Community governance is a concept that hearkens back to the early days of cryptocurrency, when intrepid cypherpunks pooled resources, shared ideas, and tinkered with one another’s proposals. With everyone pulling in the same direction, but each bringing his own talents and theories to the table, the idea was that those most committed to a project were the ones best placed to influence its evolution.
This principle eventually gave rise to decentralised autonomous organisations – or DAOs for short. Made up of developers, engineers, coders and regular community members, these open-source organisations were intended to automate decisions without the need for a traditional management structure or board of directions.
Since Ethereum founder Vitalik Buterin touted DAOs as the holy grail of organisation types in a 2013 article, there have been dozens of DAOs deployed on the blockchain, and though each had a decision-making mechanism at its core, the overall projects were highly varied. Alas, many DAOs have been hamstrung by low voter turnout while some have suffered reputational damage due to well-publicised hacks.
Reimagining the DAO Model
Now, a brand-new kind of DAO is being developed by the Bribe defi protocol. In a nutshell, Bribe is a DAO tooling platform that coordinates voters into formidable coalitions and allows ‘bidders’ to borrow a larger share of a voting pool to influence proposals they feel strongly about. In exchange for lending their own vote share, each community member earns a percentage of the winning bid denominated in the USDC stablecoin.
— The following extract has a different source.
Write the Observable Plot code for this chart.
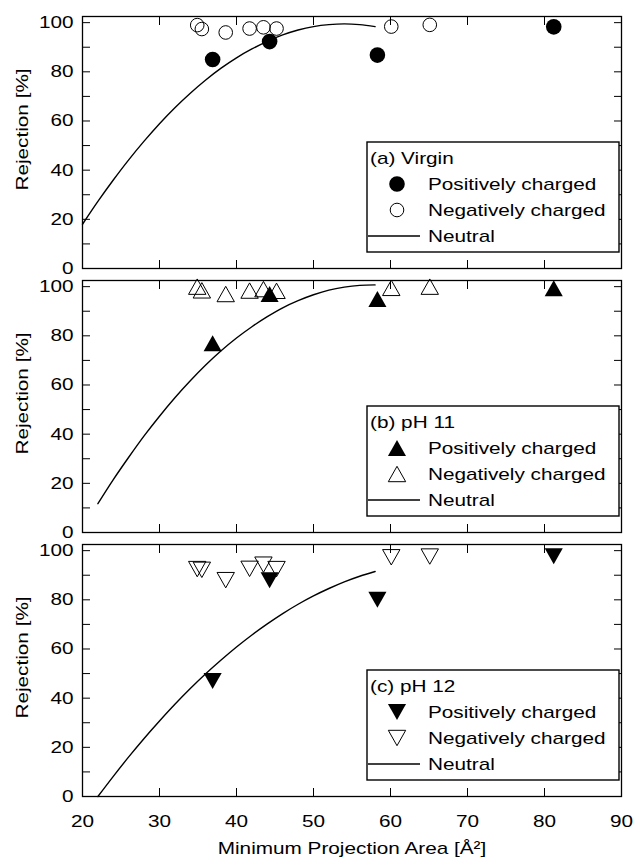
<!DOCTYPE html>
<html><head><meta charset="utf-8">
<script src="https://cdn.jsdelivr.net/npm/d3@7"></script>
<script src="https://cdn.jsdelivr.net/npm/@observablehq/plot@0.6"></script>
<style>
body{margin:0;background:#fff;}
#wrap{position:relative;width:637px;height:862px;background:#fff;}
#wrap svg{position:absolute;left:0;top:0;}
</style></head><body><div id="wrap"></div>
<script>
// ---------- data ----------
const panels = ["a", "b", "c"];
const panelTitles = ["(a) Virgin", "(b) pH 11", "(c) pH 12"];
const seriesNames = ["Positively charged", "Negatively charged", "Neutral"];
const xLabel = "Minimum Projection Area [Å²]";
const yLabel = "Rejection [%]";
const xTicks = [20, 30, 40, 50, 60, 70, 80, 90];
const yTicks = [0, 20, 40, 60, 80, 100];
const yMinorTicks = [0, 10, 20, 30, 40, 50, 60, 70, 80, 90, 100];

// positively charged solutes
const posArea = [36.9, 44.3, 58.3, 81.2];
const posA = [85.0, 92.3, 86.8, 98.3];
const posB = [77.0, 97.0, 95.0, 99.3];
const posC = [47.0, 88.0, 80.0, 97.7];

// negatively charged solutes
const negArea = [34.9, 35.5, 38.6, 41.7, 43.5, 45.2, 60.1, 65.1];
const negA = [99.0, 97.4, 96.0, 97.6, 98.1, 97.6, 98.4, 99.1];
const negB = [100.0, 98.5, 97.0, 98.4, 99.0, 98.3, 99.5, 100.0];
const negC = [92.5, 92.2, 88.0, 92.6, 94.3, 92.5, 97.3, 97.6];

// neutral solutes (fitted curve as drawn)
const neutralAreaA = [20, 22, 24, 26, 28, 30, 32, 34, 36, 38, 40, 42, 44, 46, 48, 50, 52, 54, 56, 58];
const neutralA = [18.0, 27.3, 36.0, 44.2, 51.8, 58.9, 65.4, 71.3, 76.7, 81.5, 85.7, 89.3, 92.4, 95.0, 97.0, 98.4, 99.2, 99.5, 99.2, 98.4];
const neutralAreaBC = [22, 24, 26, 28, 30, 32, 34, 36, 38, 40, 42, 44, 46, 48, 50, 52, 54, 56, 58];
const neutralB = [11.7, 21.5, 30.6, 39.3, 47.3, 54.8, 61.7, 68.1, 73.9, 79.1, 83.7, 87.8, 91.4, 94.3, 96.7, 98.6, 99.8, 100.5, 100.7];
const neutralC = [0.0, 8.2, 16.1, 23.6, 30.7, 37.5, 43.9, 49.9, 55.5, 60.8, 65.7, 70.2, 74.4, 78.2, 81.6, 84.6, 87.3, 89.6, 91.5];

// ---------- tables ----------
const posVals = [posA, posB, posC];
const negVals = [negA, negB, negC];
const posRows = panels.map((p, i) => posArea.map((x, j) => ({panel: p, x, y: posVals[i][j]})));
const negRows = panels.map((p, i) => negArea.map((x, j) => ({panel: p, x, y: negVals[i][j]})));
const neutralRows = [
  ...neutralAreaA.map((x, j) => ({panel: "a", x, y: neutralA[j]})),
  ...neutralAreaBC.map((x, j) => ({panel: "b", x, y: neutralB[j]})),
  ...neutralAreaBC.map((x, j) => ({panel: "c", x, y: neutralC[j]}))
];

// ---------- symbols ----------
function tri(dir) {
  return {draw(ctx, size) {
    const r = Math.sqrt(size / Math.PI), w = r * 1.13;
    ctx.moveTo(0, -dir * r); ctx.lineTo(w, dir * r); ctx.lineTo(-w, dir * r); ctx.closePath();
  }};
}
const triUp = tri(1), triDown = tri(-1);
const panelSymbol = ["circle", triUp, triDown];
const d3Symbol = [d3.symbolCircle, triUp, triDown];
const filledR = [7.8, 8, 8];
const hollowR = [6.8, 7.7, 7.7];

const FONT = '"Liberation Sans", Arial, Helvetica, sans-serif';
const STRETCH = 1.22;

const bandH = 252, gap = 12.5, step = bandH + gap;

const marks = [
  Plot.frame({stroke: "black", strokeWidth: 1.3}),
  Plot.axisY(yMinorTicks, {anchor: "left", tickSize: 8, dx: 8, fill: "none", label: null}),
  Plot.axisY(yMinorTicks, {anchor: "right", tickSize: 8, dx: -8, fill: "none", label: null}),
  Plot.axisX(xTicks, {anchor: "top", tickSize: 8, dy: 8, fill: "none", label: null, facetAnchor: null}),
  Plot.axisX(xTicks, {anchor: "bottom", tickSize: 8, dy: -8, fill: "none", label: null, facetAnchor: null}),
  Plot.axisY(yTicks, {anchor: "left", tickSize: 0, tickPadding: 9, label: null}),
  Plot.axisX(xTicks, {anchor: "bottom", tickSize: 0, tickPadding: 18, label: xLabel, labelAnchor: "center", labelOffset: 57, labelArrow: "none"}),
  Plot.text([yLabel], {text: d => d, frameAnchor: "left", textAnchor: "middle", lineAnchor: "middle", rotate: -90, dx: -60, dy: -13}),
  Plot.line(neutralRows, {x: "x", y: "y", fy: "panel", z: "panel", stroke: "black", strokeWidth: 1.4, curve: "catmull-rom"})
];
panels.forEach((p, i) => {
  marks.push(Plot.dot(negRows[i], {x: "x", y: "y", fy: "panel", symbol: panelSymbol[i], r: hollowR[i], fill: "none", stroke: "black", strokeWidth: 1}));
  marks.push(Plot.dot(posRows[i], {x: "x", y: "y", fy: "panel", symbol: panelSymbol[i], r: filledR[i], fill: "black", stroke: "none"}));
});

const chart = Plot.plot({
  width: 637,
  height: 862,
  marginLeft: 82,
  marginRight: 16,
  marginTop: 15,
  marginBottom: 66,
  style: {fontFamily: FONT, fontSize: "17px", background: "transparent", color: "black", overflow: "visible"},
  x: {domain: [20, 90]},
  y: {domain: [0, 102.5]},
  fy: {domain: panels, axis: null, paddingInner: gap / step, paddingOuter: 0},
  marks
});

const wrap = document.getElementById("wrap");
wrap.appendChild(chart);

// ---------- in-panel legends ----------
const fy = chart.scale("fy");
const ov = d3.select(wrap).append("svg")
  .attr("width", 637).attr("height", 862)
  .style("font-family", FONT).style("font-size", "17px").style("overflow", "visible");
const rowY = [16, 42, 68, 94];
panels.forEach((p, i) => {
  const bandTop = (fy && fy.apply(p) != null) ? fy.apply(p) : 15 + i * step;
  const g = ov.append("g").attr("transform", `translate(367,${bandTop + 126})`);
  g.append("rect").attr("width", 252).attr("height", 110)
    .attr("fill", "white").attr("stroke", "black").attr("stroke-width", 1.4);
  g.append("text").attr("x", 3).attr("y", rowY[0]).attr("dy", "0.35em").text(panelTitles[i]);
  g.append("path").attr("transform", `translate(30,${rowY[1]})`)
    .attr("d", d3.symbol(d3Symbol[i], Math.PI * filledR[i] * filledR[i])())
    .attr("fill", "black");
  g.append("text").attr("x", 61).attr("y", rowY[1]).attr("dy", "0.35em").text(seriesNames[0]);
  g.append("path").attr("transform", `translate(30,${rowY[2]})`)
    .attr("d", d3.symbol(d3Symbol[i], Math.PI * hollowR[i] * hollowR[i])())
    .attr("fill", "none").attr("stroke", "black").attr("stroke-width", 1);
  g.append("text").attr("x", 61).attr("y", rowY[2]).attr("dy", "0.35em").text(seriesNames[1]);
  g.append("line").attr("x1", 1).attr("x2", 53).attr("y1", rowY[3]).attr("y2", rowY[3])
    .attr("stroke", "black").attr("stroke-width", 1.4);
  g.append("text").attr("x", 61).attr("y", rowY[3]).attr("dy", "0.35em").text(seriesNames[2]);
});

// widen glyphs horizontally to match the reference typeface
function stretch(el, k) {
  el.querySelectorAll("text").forEach(t => {
    const L = t.getComputedTextLength();
    if (L > 0) {
      t.setAttribute("textLength", (L * k).toFixed(2));
      t.setAttribute("lengthAdjust", "spacingAndGlyphs");
    }
  });
}
stretch(chart, STRETCH);
stretch(ov.node(), STRETCH);
</script></body></html>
The brain trust at Bribe calls its concept Voter Extractable Value (VEV); in one fell swoop, opportunity costs for voters are slashed, DAO participation is boosted, and voting use-cases are increased. It’s DAO 2.0, and the idea has already caught the attention of several notable DeFi investors.
In late 2021, the protocol raised $4 million in a funding round led by Spartan Group, having attracted investment from the likes of Hypersphere, Fundamental Labs, Dragonfly, Rarestone Capital, IOSG, Fenbushi Capital and others. The Protocol was incubated by Composable Labs and Advanced Blockchain AG.
Reflecting on the raise, Bribe’s founder Condorcet said: “Our early backers have joined us to formalise this essential mechanism by which DAOs come to decisions and reach quorums: voting markets.
“By moving this activity on-chain, we are ensuring that retail users can also participate, as well as providing data and case studies necessary to really understand what is going on ‘under-the-hood’ in DAO ecosystems.”
Bribe’s Bootstrapping Protocol
As with other DAO-based projects, Bribe has its own eponymous native token which powers governance and revenue-sharing. In this case, a single $BRIBE token represents an individual voting stake in the holder’s chosen BRIBE Pool.
It was recently announced that $BRIBE will be available for purchase via a Liquidity Bootstrapping Pool event on Copperlaunch scheduled for January 12, with a portion of any unsold tokens set to feature in a liquidity pool on Uniswap or SushiSwap after the LBP.
Of equal importance is the upcoming release of Bribe’s maiden VEV product for staking governance tokens, the Aave Bribe pool, which is set for later this month. Soon after, the Tokemak Bribe pool will be launched and further integrations are expected to be confirmed in the near future.
If Bribe achieves its lofty goal of incentivising protocol participation and helping DAOs function more effectively, expect its community to grow appreciably in the months ahead.